A decisão, disse ele, é o resultado da Mesa de Diálogo que o chavismo instalou há um mês com um setor minoritário da oposição e de forma paralela às negociações que a Noruega promoveu com representantes de Guaidó e Maduro. Esta nova mesa também discutirá a eleição de um novo Conselho Nacional Eleitoral, mas não a convocação de eleições presidenciais que resolvam a crise institucional desencadeada após as eleições fraudulentas nas quais Maduro foi reeleito e Juan Guaidó fez o juramento como presidente interino. Também pretende mudar os membros do Parlamento controlado pela oposição e que encerra seu período no final de 2020.
A votação no Conselho, que pode ser interpretada como um endosso a Maduro, ocorre em um momento em que a crise política venezuelana está estancada.
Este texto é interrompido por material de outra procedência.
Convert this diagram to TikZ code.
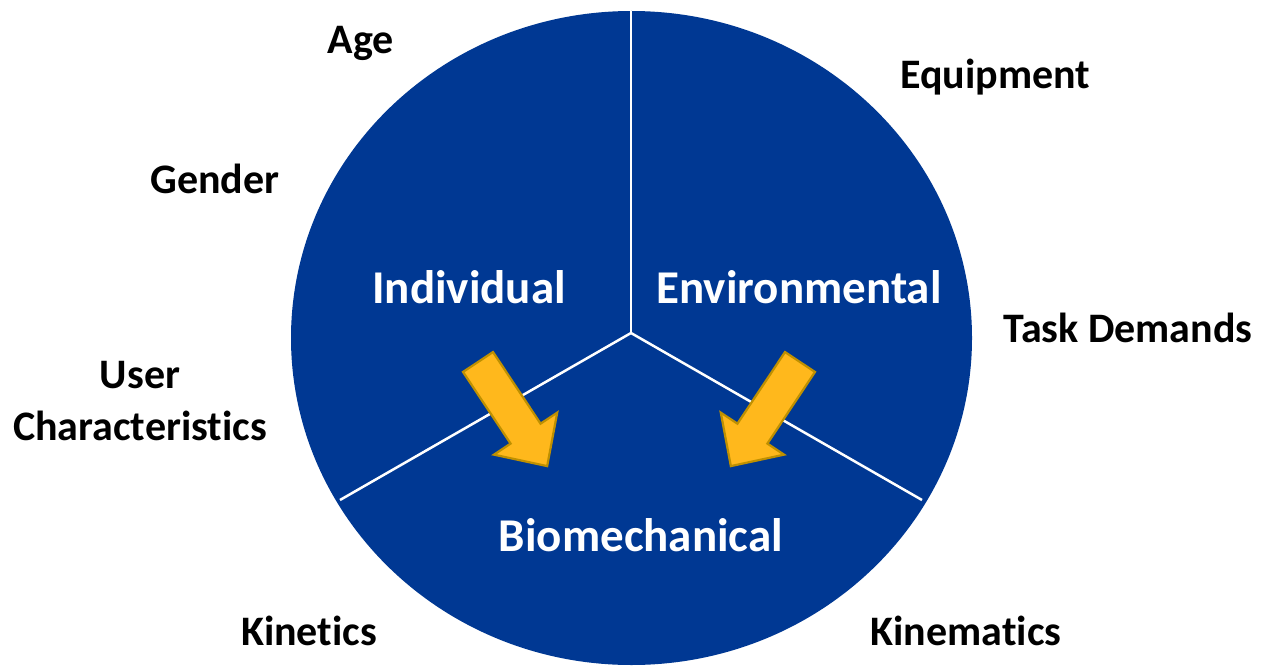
\documentclass[tikz,border=0pt]{standalone}
\usepackage{fontspec}
\setmainfont[Ligatures=NoCommon]{Carlito}
\definecolor{pieblue}{RGB}{0,56,147}
\definecolor{arrowfill}{RGB}{255,184,28}
\definecolor{arrowline}{RGB}{191,144,0}
\tikzset{
  outer/.style={font=\bfseries\fontsize{42}{52}\selectfont, align=center, inner sep=0pt},
  inner/.style={font=\bfseries\fontsize{47}{56}\selectfont, text=white, inner sep=0pt},
  divider/.style={white, line width=2.5pt},
  bigarrow/.pic={
    \draw[arrowline, fill=arrowfill, line width=2.2pt, line join=miter]
      (0,-18) -- (86,-18) -- (86,-38) -- (125,0) -- (86,38) -- (86,18) -- (0,18) -- cycle;
  }
}
\begin{document}
\begin{tikzpicture}[x=1pt,y=-1pt]
  \useasboundingbox (0,0) rectangle (1263,666);
  % the three parts
  \fill[pieblue] (631.5,338) ellipse [x radius=340.5, y radius=327];
  \coordinate (hub) at (631,333);
  \coordinate (top) at (631,11);
  \coordinate (lowleft) at (340,500);
  \coordinate (lowright) at (922,500);
  \draw[divider] (hub) -- (top);
  \draw[divider] (hub) -- (lowleft);
  \draw[divider] (hub) -- (lowright);
  % arrows into the lower part
  \pic[rotate=-56.4] at (478,362) {bigarrow};
  \pic[rotate=-123.6] at (800,362) {bigarrow};
  % labels inside
  \node[inner] (individual) at (469,287) {Individual};
  \node[inner] (environmental) at (799,287) {Environmental};
  \node[inner] (biomechanical) at (641,535) {Biomechanical};
  % labels outside
  \node[outer] (age) at (361,43) {Age};
  \node[outer] (gender) at (215,179) {Gender};
  \node[outer] (user) at (140,401) {User\\Characteristics};
  \node[outer] (equipment) at (995,77) {Equipment};
  \node[outer] (task) at (1128,328) {Task Demands};
  \node[outer] (kinetics) at (309,631) {Kinetics};
  \node[outer] (kinematics) at (966,631) {Kinematics};
\end{tikzpicture}
\end{document}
Dez meses depois do desafio lançado por Guaidó, o líder da oposição vem somando apoios internacionais que geraram um cerco diplomático ao regime de Maduro. Na Organização dos Estados Americanos, onde Guaidó conseguiu o credenciamento de Gustavo Tarre como seu representante, os Estados Unidos e o Grupo de Lima estão entre seus principais aliados. Mas, após a suspensão, em agosto, das negociações promovidas pela Noruega em Oslo e Barbados, o jogo político na Venezuela travou.